Although the IMF rescue is separate from the EU’s portion of the bailout, several northern eurozone countries, crucially Germany, have insisted that the EU only disburse aid a the same time as the IMF.

In the German Bundestag there remains strong scepticism about the Greek government’s ability to meet the programme’s reform requirements.

Parliamentarians from Chancellor Angela Merkel’s party — the Christian Democratic Union and its Bavarian sister party, the Christian Social Union — were to meet on Tuesday afternoon with Wolfgang Schäuble, the German finance minister, to discuss the Greek extension.

The CDU/CSU group is viewed as the most critical of Athens’ stance, and the meeting was intended to prevent defections. Leaders of the German government’s grand coalition were also due to meet on Tuesday night, though that session is expected to be less contentious with leaders of the Social Democratic party, the junior coalition partner, largely agreeing on the deal.

Officials at third bailout monitor, the European Commission, said the reform list — which was sent to Mr Dijsselbloem "close to midnight” on Monday — was significantly improved over more vague outlines discussed at the weekend and, unlike the IMF and ECB, gave it more unequivocal support.

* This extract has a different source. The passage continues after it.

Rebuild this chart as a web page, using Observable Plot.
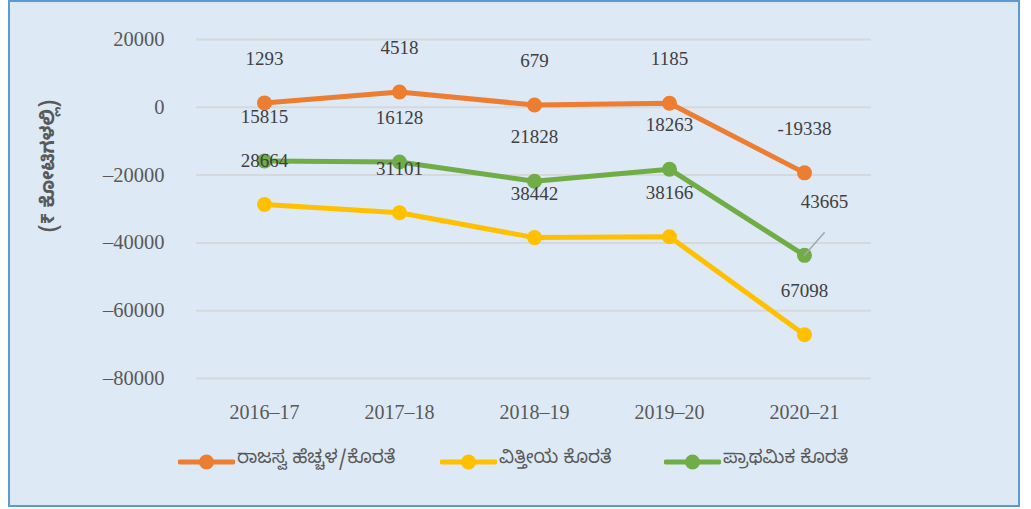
<!DOCTYPE html>
<html>
<head>
<meta charset="utf-8">
<script src="https://cdn.jsdelivr.net/npm/d3@7"></script>
<script src="https://cdn.jsdelivr.net/npm/@observablehq/plot@0.6"></script>
<style>
  html, body { margin: 0; padding: 0; background: #ffffff; }
  #page { position: relative; width: 1031px; height: 509px; overflow: hidden; }
  #frame { position: absolute; left: 8px; top: 0px; width: 1012px; height: 507px; box-sizing: border-box;
           border: 2px solid #5b9bd5; background: #dde9f5; }
  #chart { position: absolute; left: 0; top: 0; }
  #ylabel { position: absolute; left: 51px; top: 166px; transform: translate(-50%, -50%) rotate(-90deg);
            white-space: nowrap; font-family: "Noto Sans Kannada", "Noto Sans", "DejaVu Sans", sans-serif;
            font-size: 19px; font-weight: bold; color: #595959; }
  .leg { position: absolute; top: 448px; height: 24px; display: flex; align-items: center;
         font-family: "Noto Sans Kannada", "Noto Sans", "DejaVu Sans", sans-serif; font-size: 18.5px; color: #595959; white-space: nowrap; }
  .leg svg { margin-right: 2px; }
</style>
</head>
<body>
<div id="page">
  <div id="frame"></div>
  <div id="chart"></div>
  <div id="ylabel">(₹ ಕೋಟಿಗಳಲ್ಲಿ)</div>
  <div id="legend"></div>
</div>
<script>
// Data
const years = ["2016–17", "2017–18", "2018–19", "2019–20", "2020–21"];
const seriesNames = ["ರಾಜಸ್ವ ಹೆಚ್ಚಳ/ಕೊರತೆ", "ವಿತ್ತೀಯ ಕೊರತೆ", "ಪ್ರಾಥಮಿಕ ಕೊರತೆ"];
const seriesColors = ["#ed7d31", "#ffc000", "#70ad47"];
const revenueBalance = [1293, 4518, 679, 1185, -19338];
const fiscalDeficit = [-28664, -31101, -38442, -38166, -67098];
const primaryDeficit = [-15815, -16128, -21828, -18263, -43665];
const yTicks = [20000, 0, -20000, -40000, -60000, -80000];
const yLabel = "(₹ ಕೋಟಿಗಳಲ್ಲಿ)";

const seriesValues = [revenueBalance, fiscalDeficit, primaryDeficit];
const data = [];
seriesNames.forEach((s, i) => {
  years.forEach((y, j) => {
    const v = seriesValues[i][j];
    data.push({series: s, year: y, value: v, label: i === 0 ? (v < 0 ? "-" + Math.abs(v) : String(v)) : String(Math.abs(v))});
  });
});
const isCallout = d => d.series === seriesNames[2] && d.year === years[4];

const plot = Plot.plot({
  width: 1031,
  height: 430,
  marginLeft: 196,
  marginRight: 160,
  marginTop: 39,
  marginBottom: 52,
  style: {background: "transparent", overflow: "visible"},
  x: {type: "point", domain: years, padding: 0.5},
  y: {domain: [-80000, 20000]},
  color: {domain: seriesNames, range: seriesColors},
  marks: [
    Plot.gridY(yTicks, {stroke: "#d6d9dc", strokeOpacity: 1, strokeWidth: 2}),
    Plot.axisY(yTicks, {tickSize: 0, tickPadding: 32, label: null, fontSize: 20.5, fill: "#595959",
      fontFamily: "Liberation Serif, serif", tickFormat: d => d < 0 ? "–" + Math.abs(d) : String(d)}),
    Plot.axisX({tickSize: 0, tickPadding: 26, label: null, fontSize: 20, fill: "#595959",
      fontFamily: "Liberation Serif, serif"}),
    Plot.line(data, {x: "year", y: "value", z: "series", stroke: "series", strokeWidth: 5}),
    Plot.dot(data, {x: "year", y: "value", fill: "series", r: 7.5}),
    Plot.vector(data.filter(isCallout), {x: "year", y: "value", length: 30, rotate: 41, anchor: "start",
      stroke: "#a6a6a6", strokeWidth: 1.5,
      shape: {draw(context, l) { context.moveTo(0, 0); context.lineTo(0, -l); }}}),
    Plot.text(data.filter(d => !isCallout(d)), {x: "year", y: "value", text: "label", dy: -44,
      fontSize: 19, fill: "#404040", fontFamily: "Liberation Serif, serif"}),
    Plot.text(data.filter(isCallout), {x: "year", y: "value", text: "label", dx: 20, dy: -53,
      fontSize: 19, fill: "#404040", fontFamily: "Liberation Serif, serif"})
  ]
});
document.getElementById("chart").appendChild(plot);
document.getElementById("ylabel").textContent = yLabel;

// Legend
const legendLefts = [178, 440, 664];
const legend = document.getElementById("legend");
seriesNames.forEach((s, i) => {
  const item = document.createElement("div");
  item.className = "leg";
  item.style.left = legendLefts[i] + "px";
  item.innerHTML = `<svg width="57" height="20"><line x1="2" y1="12" x2="55" y2="12" stroke="${seriesColors[i]}" stroke-width="5" stroke-linecap="round"/><circle cx="28.5" cy="12" r="7.5" fill="${seriesColors[i]}"/></svg><span>${s}</span>`;
  legend.appendChild(item);
});
</script>
</body>
</html>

"In the commission’s view, this list is sufficiently comprehensive to be a valid starting point for a successful conclusion of the review, as called for by the eurogroup at its last meeting,” said one of the officials. "We are notably encouraged by the strong commitment to combat tax evasion and corruption.”

Greek stocks surged amid hopes that a deal would be reached, with the country’s main index rising 9.8 per cent, while the FTSE Greek banks index jumped 17 per cent. Bonds also rallied. Three-year yields sank 257 basis points to 12.49 per cent and 10-year yields fell below 9 per cent.

According to Greece’s submission, a copy of which was obtained by the Financial Times, Yanis Varoufakis, the Greek finance minister, vowed to continue to work closely with other eurozone authorities to finalise the reform measures by April.

"The Greek government [is] committed to working in close co-operation with European partners and institutions, as well as with the International Monetary Fund, and take actions that strengthen fiscal sustainability, guarantee financial stability and promote economic recovery,” Mr Varoufakis wrote.

Τhe reforms include a commitment to a "thorough spending review” for each government ministry as well as cuts in non-salary and non-pension spending, which the government said accounts for 56 per cent of all spending.

It also vows to bring in revenues by fighting corruption, including fuel and tobacco smuggling and crack down on tax evasion, including legislation to "broaden [the] definition of tax fraud and evasion while disbanding tax immunity”. No estimates on costs, savings or added revenues are included in the letter.

On the three most contentious issues between Athens and EU authorities — changes to the value added tax, pension increases and labour market liberalisation — the letter is slightly vaguer. It promises to "reform VAT policy” to ensure more is collected, though bailout monitors have been pushing for a VAT increase.

The letter says Athens is "committed to continue modernising the pension system”, but is not clear on whether the government will push forward with its original plans to increase benefits. It also says it will adopt "EU best practice” on labour market reforms, but makes few other concrete commitments.

It also vows not to "roll back privatisations that have been completed”, but says it will review privatisations that have not yet been launched — a potentially controversial stance with creditors, who have relied on revenues from those sell-offs to reduce their bailout loans to Greece.